Austria highest court ends row over Hitler birth house

Aug 05, 2019

Every year on Adolf Hitler's birthday, anti-fascist protesters organise a rally outside the building

Austria's highest court has put an end to a row over the house where Adolf Hitler was born, rejecting the amount the former owner had demanded in compensation, the interior ministry said on Monday.

Gerlinde Pommer's family owned the yellow corner house in the northern town of Braunau on the border with Germany for nearly a century.

The government took control of the dilapidated building in December 2016 after years of legal wrangling with Pommer.

Austrian authorities have been keen to prevent the premises, where Hitler was born on April 20, 1889, from becoming a neo-Nazi shrine.

Although he only spent a short time at the property, it continues to draw Nazi sympathisers from around the world.

In January, a regional court ruled that the state should pay Pommer 1.5 million euros ($1.7 million) in compensation, much more than the 310,000 euros she had been originally offered.

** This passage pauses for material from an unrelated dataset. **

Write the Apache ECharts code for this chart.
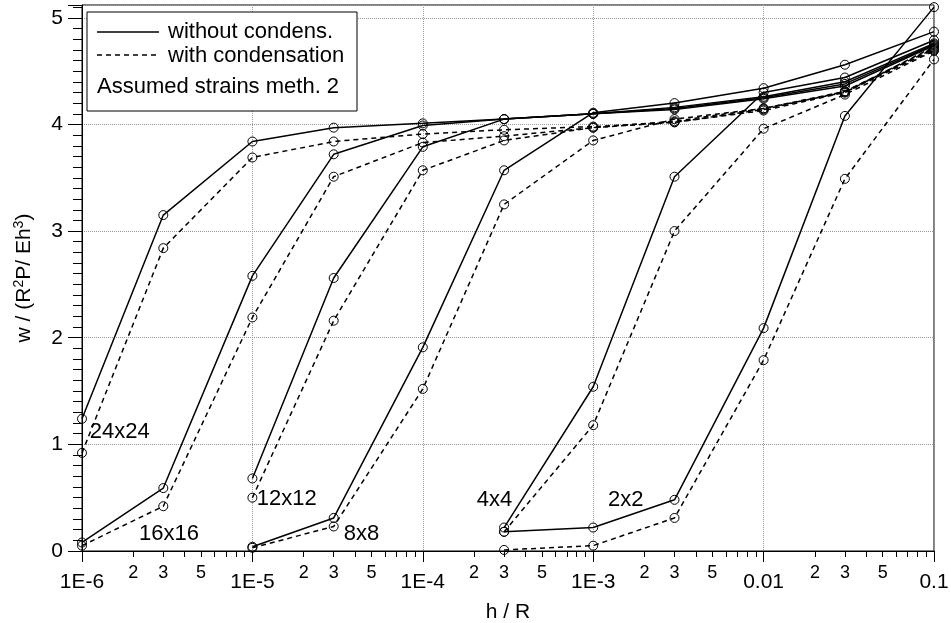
<!DOCTYPE html>
<html>
<head>
<meta charset="utf-8">
<script src="https://cdn.jsdelivr.net/npm/echarts@6/dist/echarts.min.js"></script>
<style>
html, body { margin: 0; padding: 0; background: #fff; }
#main { width: 951px; height: 623px; }
</style>
</head>
<body>
<div id="main"></div>
<script>
// h/R values shared by all meshes
var hValues = [1e-6, 3e-6, 1e-5, 3e-5, 1e-4, 3e-4, 1e-3, 3e-3, 0.01, 0.03, 0.1];

// mesh names and index of their first h value
var meshNames = ['24x24', '16x16', '12x12', '8x8', '4x4', '2x2'];
var meshStart = [0, 0, 2, 2, 5, 5];

// w / (R^2 P / E h^3), without condensation (solid)
var w24Without = [1.24, 3.15, 3.84, 3.97, 4.01, 4.05, 4.10, 4.14, 4.24, 4.36, 4.74];
var w16Without = [0.08, 0.59, 2.58, 3.72, 3.99, 4.05, 4.10, 4.15, 4.25, 4.38, 4.75];
var w12Without = [0.68, 2.56, 3.79, 4.05, 4.10, 4.16, 4.26, 4.40, 4.76];
var w8Without  = [0.04, 0.31, 1.91, 3.57, 4.11, 4.20, 4.34, 4.56, 4.87];
var w4Without  = [0.22, 1.54, 3.51, 4.30, 4.44, 4.79];
var w2Without  = [0.18, 0.22, 0.48, 2.09, 4.08, 5.10];

// with condensation (dashed)
var w24With = [0.92, 2.84, 3.69, 3.84, 3.91, 3.95, 3.98, 4.02, 4.13, 4.30, 4.70];
var w16With = [0.05, 0.42, 2.19, 3.51, 3.83, 3.89, 3.97, 4.02, 4.14, 4.31, 4.71];
var w12With = [0.50, 2.16, 3.57, 3.85, 3.97, 4.03, 4.15, 4.31, 4.72];
var w8With  = [0.03, 0.23, 1.52, 3.25, 3.85, 4.05, 4.15, 4.30, 4.73];
var w4With  = [0.18, 1.18, 3.00, 3.96, 4.28, 4.69];
var w2With  = [0.01, 0.05, 0.31, 1.79, 3.49, 4.61];

var withoutSets = [w24Without, w16Without, w12Without, w8Without, w4Without, w2Without];
var withSets = [w24With, w16With, w12With, w8With, w4With, w2With];

// where the mesh names are written (h, w of the text's left middle)
var meshLabelAt = [[1.11e-6, 1.12], [2.16e-6, 0.16], [1.06e-5, 0.49], [3.44e-5, 0.16], [2.07e-4, 0.48], [1.22e-3, 0.48]];

// tick labels
var majorTicks = [1e-6, 1e-5, 1e-4, 1e-3, 0.01, 0.1];
var majorLabels = ['1E-6', '1E-5', '1E-4', '1E-3', '0.01', '0.1'];
var minorTickMult = [2, 3, 4, 5, 6, 7, 8, 9];
var minorLabelMult = [2, 3, 5];

var FONT = 'Liberation Sans, Arial, Helvetica, sans-serif';

function pairs(vals, start) {
    var out = [];
    for (var i = 0; i < vals.length; i++) out.push([hValues[start + i], vals[i]]);
    return out;
}

var minorTickPos = [], minorLabelPos = [];
for (var k = -6; k < -1; k++) {
    minorTickMult.forEach(function (m) { minorTickPos.push(k + Math.log10(m)); });
    minorLabelMult.forEach(function (m) { minorLabelPos.push(k + Math.log10(m)); });
}

var series = [];
for (var i = 0; i < meshNames.length; i++) {
    [[withoutSets[i], 'solid', 'without condens.'], [withSets[i], [5, 4], 'with condensation']].forEach(function (s) {
        series.push({
            name: s[2],
            type: 'line',
            xAxisIndex: 0,
            data: pairs(s[0], meshStart[i]),
            symbol: 'circle',
            symbolSize: 9,
            showAllSymbol: true,
            itemStyle: { color: 'rgba(0,0,0,0)', borderColor: '#000', borderWidth: 1 },
            lineStyle: { color: '#000', width: 1.5, type: s[1] },
            emphasis: { disabled: true },
            z: 3
        });
    });
}
series.push({
    type: 'scatter',
    xAxisIndex: 0,
    symbolSize: 0,
    itemStyle: { opacity: 1 },
    data: meshLabelAt.map(function (p, i) { return { value: p, name: meshNames[i] }; }),
    label: {
        show: true, position: 'right', distance: 0, opacity: 1,
        formatter: function (p) { return p.name; },
        color: '#000', fontFamily: FONT, fontSize: 22
    },
    emphasis: { disabled: true },
    z: 4
});

var chart = echarts.init(document.getElementById('main'));
chart.setOption({
    animation: false,
    backgroundColor: '#fff',
    grid: {
        left: 82, right: 17, top: 5, bottom: 72,
        outerBoundsMode: 'none', containLabel: false,
        show: true, borderColor: '#000', borderWidth: 1
    },
    xAxis: [
        {
            type: 'log',
            logBase: 10,
            min: 1e-6,
            max: 0.1,
            position: 'bottom',
            name: 'h / R',
            nameLocation: 'middle',
            nameGap: 51,
            nameTextStyle: { color: '#000', fontFamily: FONT, fontSize: 21 },
            axisLine: { show: true, onZero: false, lineStyle: { color: '#000', width: 1 } },
            axisTick: { show: true, length: 11, lineStyle: { color: '#000' } },
            minorTick: { show: false },
            axisLabel: {
                margin: 21, color: '#000', fontFamily: FONT, fontSize: 21,
                formatter: function (v) {
                    for (var j = 0; j < majorTicks.length; j++) {
                        if (Math.abs(Math.log10(majorTicks[j]) - Math.log10(v)) < 1e-6) return majorLabels[j];
                    }
                    return '';
                }
            },
            splitLine: { show: true, lineStyle: { color: '#999', type: 'dotted', width: 1 } }
        },
        {
            type: 'value',
            min: -6,
            max: -1,
            position: 'bottom',
            axisLine: { show: false, onZero: false },
            axisTick: { show: true, length: 6, customValues: minorTickPos, lineStyle: { color: '#000' } },
            axisLabel: {
                margin: 13, color: '#000', fontFamily: FONT, fontSize: 18,
                customValues: minorLabelPos,
                formatter: function (v) {
                    return String(Math.round(Math.pow(10, v - Math.floor(v + 1e-9))));
                }
            },
            splitLine: { show: false }
        }
    ],
    yAxis: {
        type: 'value',
        min: 0,
        max: 5.12,
        interval: 1,
        name: '{n|w / (R}{sup|2}{n|P/ Eh}{sup|3}{n|)}',
        nameLocation: 'middle',
        nameRotate: 90,
        nameGap: 46,
        nameTextStyle: {
            color: '#000', fontFamily: FONT, fontSize: 21,
            rich: {
                n: { fontSize: 21, fontFamily: FONT, color: '#000', lineHeight: 24 },
                sup: { fontSize: 14, fontFamily: FONT, color: '#000', lineHeight: 24, verticalAlign: 'top', padding: [0, 0, 10, 0] }
            }
        },
        axisLine: { show: true, lineStyle: { color: '#000', width: 1 } },
        axisTick: { show: true, length: 14, lineStyle: { color: '#000' } },
        minorTick: { show: true, splitNumber: 10, length: 9, lineStyle: { color: '#000' } },
        axisLabel: { margin: 19, showMaxLabel: false, color: '#000', fontFamily: FONT, fontSize: 21 },
        splitLine: { show: true, lineStyle: { color: '#999', type: 'dotted', width: 1 } }
    },
    graphic: [
        { type: 'rect', shape: { x: 87, y: 12, width: 270, height: 99 }, style: { fill: '#fff', stroke: '#000', lineWidth: 1 }, z: 10 },
        { type: 'line', shape: { x1: 97, y1: 32, x2: 159, y2: 32 }, style: { stroke: '#000', lineWidth: 1.5 }, z: 11 },
        { type: 'line', shape: { x1: 97, y1: 55, x2: 159, y2: 55 }, style: { stroke: '#000', lineWidth: 1.5, lineDash: [5, 4] }, z: 11 },
        { type: 'text', x: 168, y: 32, style: { text: 'without condens.', fill: '#000', font: '22px ' + FONT, verticalAlign: 'middle' }, z: 11 },
        { type: 'text', x: 168, y: 56, style: { text: 'with condensation', fill: '#000', font: '22px ' + FONT, verticalAlign: 'middle' }, z: 11 },
        { type: 'text', x: 97, y: 87, style: { text: 'Assumed strains meth. 2', fill: '#000', font: '22px ' + FONT, verticalAlign: 'middle' }, z: 11 }
    ],
    series: series
});
</script>
</body>
</html>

But another tribunal overturned this verdict in April, finding that the current market price -- set by a court-appointed expert at 810,000 euros excluding any rental income -- would constitute an appropriate amount of compensation.

Austria's highest court has now upheld the April ruling, meaning Pommer will receive less compensation than she sought but still more than she had been originally offered.

"After the court's decision on compensation, a use for Hitler's birth house can now be found within the framework of the law to prevent any sort of Nazi-related activity," Interior Minister Wolfgang Peschorn said in a statement.

Authorities will invite submissions from architects about the future of the site, the statement said without giving further details.

Pommer had been renting the 800-square-metre (8,600-square-feet) property -- which also has several garages and parking spaces located behind the main building -- to the interior ministry since the 1970s.

The government paid her around 4,800 euros a month and used it as a centre for people with disabilities.

But this arrangement fell apart in 2011 when Pommer refused to carry out essential renovation work and also declined to sell it.

Since then, the building has lain empty.

At one point, the interior ministry was pushing to have it torn down but the plans ran into angry resistance from politicians and historians.

Every year on Hitler's birthday, anti-fascist protesters organise a rally outside the building.